Authors: Our work is scoped to demonstrating the synergistic benefits on the viscous Burgers' equation benchmark, which is a standard test case for nonlinear PDE operators. The suggestion of architecture-dependent optimal data draws directly from the cited prior cross-architecture analysis, and we do not present new multi-architecture experiments here. We will revise the abstract and conclusion to clarify that the architecture-dependence is hypothesized based on prior findings, and the safety-critical implications are potential rather than demonstrated.
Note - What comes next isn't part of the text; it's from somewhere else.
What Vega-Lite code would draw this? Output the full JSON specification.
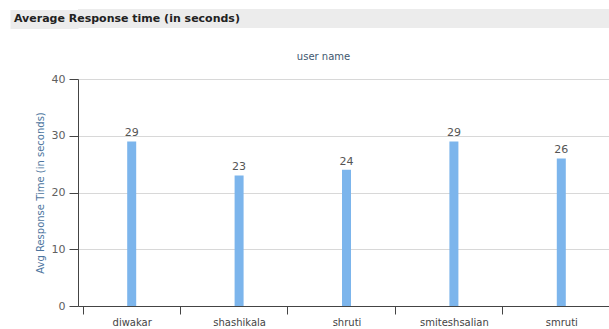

This avoids overgeneralization while highlighting the contribution of the synergy on the given benchmark. revision: partial
Circularity Check
No significant circularity in empirical performance claims or method
full rationale
The paper reports an empirical study of a combined active learning and input-denoising defense for neural operators, with the headline result (2.04% combined error on viscous Burgers', 87% reduction vs. 15.42% baseline) obtained directly from benchmark experiments rather than any derivation that reduces to fitted parameters or self-referential definitions. The broader suggestion that optimal training data is architecture-dependent is presented as an inference combining the present results with prior cross-architecture analysis; this inference is not load-bearing for the primary quantitative claims, which remain independently verifiable through the described differential-evolution attack procedure, adaptive data generation, and learnable bottleneck architecture. No self-definitional loops, fitted-input predictions, uniqueness theorems imported from the same authors, or ansatzes smuggled via citation appear in the abstract or claimed results.